start

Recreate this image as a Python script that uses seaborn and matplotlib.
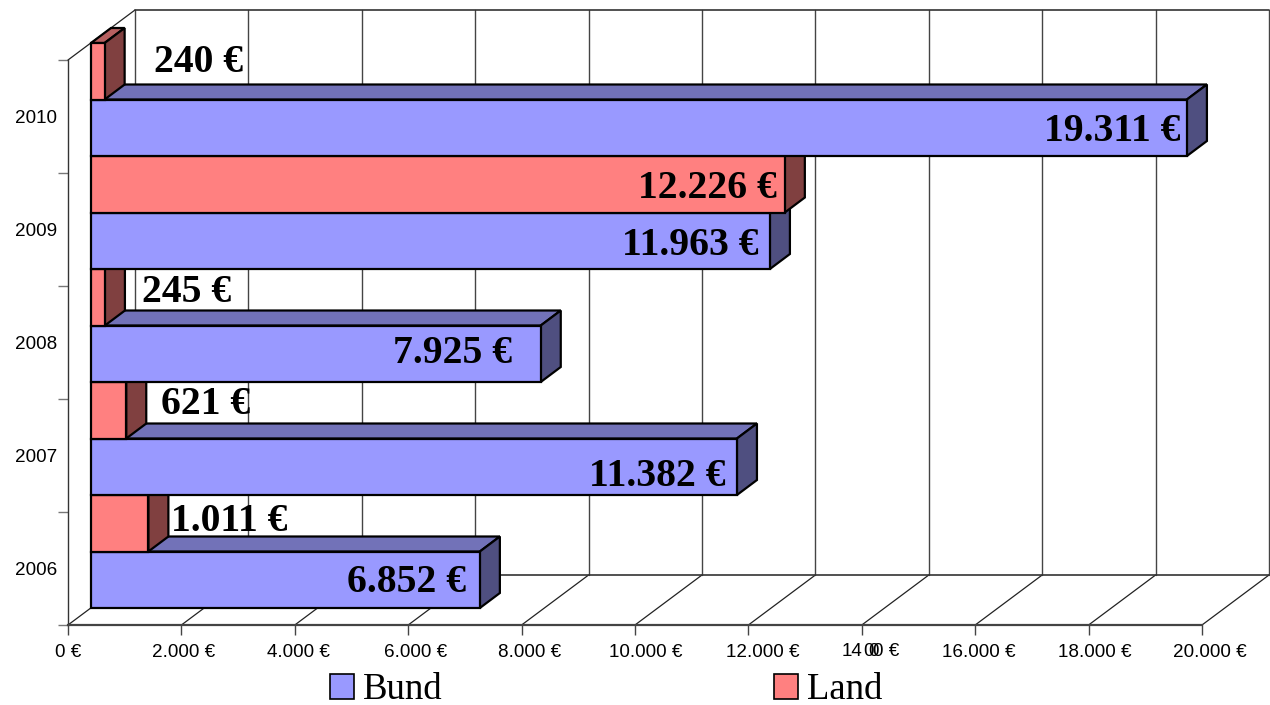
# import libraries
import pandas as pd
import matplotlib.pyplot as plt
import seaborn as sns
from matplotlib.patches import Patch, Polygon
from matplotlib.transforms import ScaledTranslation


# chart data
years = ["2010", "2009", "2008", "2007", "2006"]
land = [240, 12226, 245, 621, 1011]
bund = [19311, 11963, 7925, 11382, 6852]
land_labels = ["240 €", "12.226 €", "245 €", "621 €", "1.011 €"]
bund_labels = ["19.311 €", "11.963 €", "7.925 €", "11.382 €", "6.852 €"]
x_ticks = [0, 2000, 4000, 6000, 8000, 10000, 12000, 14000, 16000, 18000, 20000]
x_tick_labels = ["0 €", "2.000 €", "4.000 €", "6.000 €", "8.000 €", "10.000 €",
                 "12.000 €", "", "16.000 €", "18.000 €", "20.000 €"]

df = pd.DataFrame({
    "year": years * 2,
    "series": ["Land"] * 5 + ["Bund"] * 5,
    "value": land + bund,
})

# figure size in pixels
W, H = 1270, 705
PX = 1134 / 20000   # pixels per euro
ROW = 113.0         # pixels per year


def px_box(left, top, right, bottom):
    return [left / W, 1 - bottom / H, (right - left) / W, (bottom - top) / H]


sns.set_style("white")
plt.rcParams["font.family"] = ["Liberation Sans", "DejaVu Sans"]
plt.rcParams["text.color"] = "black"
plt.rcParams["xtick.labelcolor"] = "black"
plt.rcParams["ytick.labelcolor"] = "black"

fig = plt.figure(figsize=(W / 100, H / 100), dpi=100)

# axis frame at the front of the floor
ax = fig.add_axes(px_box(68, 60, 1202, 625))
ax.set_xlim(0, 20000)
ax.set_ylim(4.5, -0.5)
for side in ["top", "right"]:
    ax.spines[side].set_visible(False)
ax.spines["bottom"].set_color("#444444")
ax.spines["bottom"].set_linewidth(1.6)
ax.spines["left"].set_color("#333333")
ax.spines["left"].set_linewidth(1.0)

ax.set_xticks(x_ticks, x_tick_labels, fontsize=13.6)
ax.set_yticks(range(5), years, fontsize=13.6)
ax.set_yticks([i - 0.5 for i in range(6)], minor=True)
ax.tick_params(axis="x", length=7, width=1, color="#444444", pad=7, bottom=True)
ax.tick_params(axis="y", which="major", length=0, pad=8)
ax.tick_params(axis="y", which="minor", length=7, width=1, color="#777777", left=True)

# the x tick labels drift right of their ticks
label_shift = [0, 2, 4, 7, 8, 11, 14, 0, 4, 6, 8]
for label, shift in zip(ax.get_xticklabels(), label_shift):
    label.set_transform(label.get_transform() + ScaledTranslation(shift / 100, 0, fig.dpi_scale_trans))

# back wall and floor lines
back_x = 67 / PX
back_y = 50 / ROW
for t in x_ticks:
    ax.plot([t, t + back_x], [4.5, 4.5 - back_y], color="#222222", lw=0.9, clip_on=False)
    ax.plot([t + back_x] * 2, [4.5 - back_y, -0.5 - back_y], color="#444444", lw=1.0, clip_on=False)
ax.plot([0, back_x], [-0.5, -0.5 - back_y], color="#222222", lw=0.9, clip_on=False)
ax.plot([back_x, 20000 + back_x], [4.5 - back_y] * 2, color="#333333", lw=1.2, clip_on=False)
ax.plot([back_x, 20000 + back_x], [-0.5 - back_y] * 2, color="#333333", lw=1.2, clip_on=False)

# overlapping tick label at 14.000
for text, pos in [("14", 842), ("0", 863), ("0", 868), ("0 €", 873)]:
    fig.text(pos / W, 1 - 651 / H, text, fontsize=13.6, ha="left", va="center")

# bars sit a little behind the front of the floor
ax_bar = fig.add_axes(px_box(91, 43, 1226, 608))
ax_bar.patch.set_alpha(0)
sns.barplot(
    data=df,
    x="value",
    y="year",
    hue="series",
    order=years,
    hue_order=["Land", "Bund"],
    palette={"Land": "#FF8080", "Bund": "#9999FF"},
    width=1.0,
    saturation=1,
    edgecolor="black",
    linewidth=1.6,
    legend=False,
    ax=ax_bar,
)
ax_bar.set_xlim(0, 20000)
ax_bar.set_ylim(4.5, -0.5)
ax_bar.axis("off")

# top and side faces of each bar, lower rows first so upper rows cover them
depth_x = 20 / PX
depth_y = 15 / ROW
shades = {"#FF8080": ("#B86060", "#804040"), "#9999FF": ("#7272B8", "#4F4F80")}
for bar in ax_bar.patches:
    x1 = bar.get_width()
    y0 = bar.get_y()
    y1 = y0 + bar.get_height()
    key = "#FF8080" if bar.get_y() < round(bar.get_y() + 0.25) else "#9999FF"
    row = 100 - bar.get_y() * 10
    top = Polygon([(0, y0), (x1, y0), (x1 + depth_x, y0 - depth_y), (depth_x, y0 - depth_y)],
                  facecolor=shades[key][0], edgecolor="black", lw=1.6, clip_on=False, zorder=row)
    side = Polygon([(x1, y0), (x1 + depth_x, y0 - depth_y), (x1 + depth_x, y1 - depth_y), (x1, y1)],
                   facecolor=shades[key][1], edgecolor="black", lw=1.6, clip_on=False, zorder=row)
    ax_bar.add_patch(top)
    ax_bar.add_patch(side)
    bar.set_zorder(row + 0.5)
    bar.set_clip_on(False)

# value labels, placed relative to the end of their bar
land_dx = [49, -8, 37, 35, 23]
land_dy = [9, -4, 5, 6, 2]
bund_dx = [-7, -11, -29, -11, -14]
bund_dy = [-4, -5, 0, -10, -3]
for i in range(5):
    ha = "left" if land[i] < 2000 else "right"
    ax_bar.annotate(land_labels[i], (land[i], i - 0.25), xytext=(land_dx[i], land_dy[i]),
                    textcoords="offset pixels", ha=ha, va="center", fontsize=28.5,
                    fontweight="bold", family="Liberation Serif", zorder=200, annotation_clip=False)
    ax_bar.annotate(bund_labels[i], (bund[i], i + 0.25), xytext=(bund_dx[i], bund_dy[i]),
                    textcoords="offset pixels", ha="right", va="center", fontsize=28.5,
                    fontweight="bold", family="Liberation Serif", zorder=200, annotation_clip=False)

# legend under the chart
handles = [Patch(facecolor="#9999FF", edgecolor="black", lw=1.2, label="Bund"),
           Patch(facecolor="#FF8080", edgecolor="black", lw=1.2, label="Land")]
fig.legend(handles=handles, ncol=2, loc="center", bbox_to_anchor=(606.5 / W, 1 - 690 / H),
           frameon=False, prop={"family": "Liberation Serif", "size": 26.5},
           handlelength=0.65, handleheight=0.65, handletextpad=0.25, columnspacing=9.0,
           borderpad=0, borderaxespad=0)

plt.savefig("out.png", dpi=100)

end

- **What is being asked**:
Restate the data above word for word. Skip every picture.

- **Correct response**:
Recreate this image as a Python script that uses seaborn and matplotlib.
# import libraries
import pandas as pd
import matplotlib.pyplot as plt
import seaborn as sns
from matplotlib.patches import Patch, Polygon
from matplotlib.transforms import ScaledTranslation


# chart data
years = ["2010", "2009", "2008", "2007", "2006"]
land = [240, 12226, 245, 621, 1011]
bund = [19311, 11963, 7925, 11382, 6852]
land_labels = ["240 €", "12.226 €", "245 €", "621 €", "1.011 €"]
bund_labels = ["19.311 €", "11.963 €", "7.925 €", "11.382 €", "6.852 €"]
x_ticks = [0, 2000, 4000, 6000, 8000, 10000, 12000, 14000, 16000, 18000, 20000]
x_tick_labels = ["0 €", "2.000 €", "4.000 €", "6.000 €", "8.000 €", "10.000 €",
                 "12.000 €", "", "16.000 €", "18.000 €", "20.000 €"]

df = pd.DataFrame({
    "year": years * 2,
    "series": ["Land"] * 5 + ["Bund"] * 5,
    "value": land + bund,
})

# figure size in pixels
W, H = 1270, 705
PX = 1134 / 20000   # pixels per euro
ROW = 113.0         # pixels per year


def px_box(left, top, right, bottom):
    return [left / W, 1 - bottom / H, (right - left) / W, (bottom - top) / H]


sns.set_style("white")
plt.rcParams["font.family"] = ["Liberation Sans", "DejaVu Sans"]
plt.rcParams["text.color"] = "black"
plt.rcParams["xtick.labelcolor"] = "black"
plt.rcParams["ytick.labelcolor"] = "black"

fig = plt.figure(figsize=(W / 100, H / 100), dpi=100)

# axis frame at the front of the floor
ax = fig.add_axes(px_box(68, 60, 1202, 625))
ax.set_xlim(0, 20000)
ax.set_ylim(4.5, -0.5)
for side in ["top", "right"]:
    ax.spines[side].set_visible(False)
ax.spines["bottom"].set_color("#444444")
ax.spines["bottom"].set_linewidth(1.6)
ax.spines["left"].set_color("#333333")
ax.spines["left"].set_linewidth(1.0)

ax.set_xticks(x_ticks, x_tick_labels, fontsize=13.6)
ax.set_yticks(range(5), years, fontsize=13.6)
ax.set_yticks([i - 0.5 for i in range(6)], minor=True)
ax.tick_params(axis="x", length=7, width=1, color="#444444", pad=7, bottom=True)
ax.tick_params(axis="y", which="major", length=0, pad=8)
ax.tick_params(axis="y", which="minor", length=7, width=1, color="#777777", left=True)

# the x tick labels drift right of their ticks
label_shift = [0, 2, 4, 7, 8, 11, 14, 0, 4, 6, 8]
for label, shift in zip(ax.get_xticklabels(), label_shift):
    label.set_transform(label.get_transform() + ScaledTranslation(shift / 100, 0, fig.dpi_scale_trans))

# back wall and floor lines
back_x = 67 / PX
back_y = 50 / ROW
for t in x_ticks:
    ax.plot([t, t + back_x], [4.5, 4.5 - back_y], color="#222222", lw=0.9, clip_on=False)
    ax.plot([t + back_x] * 2, [4.5 - back_y, -0.5 - back_y], color="#444444", lw=1.0, clip_on=False)
ax.plot([0, back_x], [-0.5, -0.5 - back_y], color="#222222", lw=0.9, clip_on=False)
ax.plot([back_x, 20000 + back_x], [4.5 - back_y] * 2, color="#333333", lw=1.2, clip_on=False)
ax.plot([back_x, 20000 + back_x], [-0.5 - back_y] * 2, color="#333333", lw=1.2, clip_on=False)

# overlapping tick label at 14.000
for text, pos in [("14", 842), ("0", 863), ("0", 868), ("0 €", 873)]:
    fig.text(pos / W, 1 - 651 / H, text, fontsize=13.6, ha="left", va="center")

# bars sit a little behind the front of the floor
ax_bar = fig.add_axes(px_box(91, 43, 1226, 608))
ax_bar.patch.set_alpha(0)
sns.barplot(
    data=df,
    x="value",
    y="year",
    hue="series",
    order=years,
    hue_order=["Land", "Bund"],
    palette={"Land": "#FF8080", "Bund": "#9999FF"},
    width=1.0,
    saturation=1,
    edgecolor="black",
    linewidth=1.6,
    legend=False,
    ax=ax_bar,
)
ax_bar.set_xlim(0, 20000)
ax_bar.set_ylim(4.5, -0.5)
ax_bar.axis("off")

# top and side faces of each bar, lower rows first so upper rows cover them
depth_x = 20 / PX
depth_y = 15 / ROW
shades = {"#FF8080": ("#B86060", "#804040"), "#9999FF": ("#7272B8", "#4F4F80")}
for bar in ax_bar.patches:
    x1 = bar.get_width()
    y0 = bar.get_y()
    y1 = y0 + bar.get_height()
    key = "#FF8080" if bar.get_y() < round(bar.get_y() + 0.25) else "#9999FF"
    row = 100 - bar.get_y() * 10
    top = Polygon([(0, y0), (x1, y0), (x1 + depth_x, y0 - depth_y), (depth_x, y0 - depth_y)],
                  facecolor=shades[key][0], edgecolor="black", lw=1.6, clip_on=False, zorder=row)
    side = Polygon([(x1, y0), (x1 + depth_x, y0 - depth_y), (x1 + depth_x, y1 - depth_y), (x1, y1)],
                   facecolor=shades[key][1], edgecolor="black", lw=1.6, clip_on=False, zorder=row)
    ax_bar.add_patch(top)
    ax_bar.add_patch(side)
    bar.set_zorder(row + 0.5)
    bar.set_clip_on(False)

# value labels, placed relative to the end of their bar
land_dx = [49, -8, 37, 35, 23]
land_dy = [9, -4, 5, 6, 2]
bund_dx = [-7, -11, -29, -11, -14]
bund_dy = [-4, -5, 0, -10, -3]
for i in range(5):
    ha = "left" if land[i] < 2000 else "right"
    ax_bar.annotate(land_labels[i], (land[i], i - 0.25), xytext=(land_dx[i], land_dy[i]),
                    textcoords="offset pixels", ha=ha, va="center", fontsize=28.5,
                    fontweight="bold", family="Liberation Serif", zorder=200, annotation_clip=False)
    ax_bar.annotate(bund_labels[i], (bund[i], i + 0.25), xytext=(bund_dx[i], bund_dy[i]),
                    textcoords="offset pixels", ha="right", va="center", fontsize=28.5,
                    fontweight="bold", family="Liberation Serif", zorder=200, annotation_clip=False)

# legend under the chart
handles = [Patch(facecolor="#9999FF", edgecolor="black", lw=1.2, label="Bund"),
           Patch(facecolor="#FF8080", edgecolor="black", lw=1.2, label="Land")]
fig.legend(handles=handles, ncol=2, loc="center", bbox_to_anchor=(606.5 / W, 1 - 690 / H),
           frameon=False, prop={"family": "Liberation Serif", "size": 26.5},
           handlelength=0.65, handleheight=0.65, handletextpad=0.25, columnspacing=9.0,
           borderpad=0, borderaxespad=0)

plt.savefig("out.png", dpi=100)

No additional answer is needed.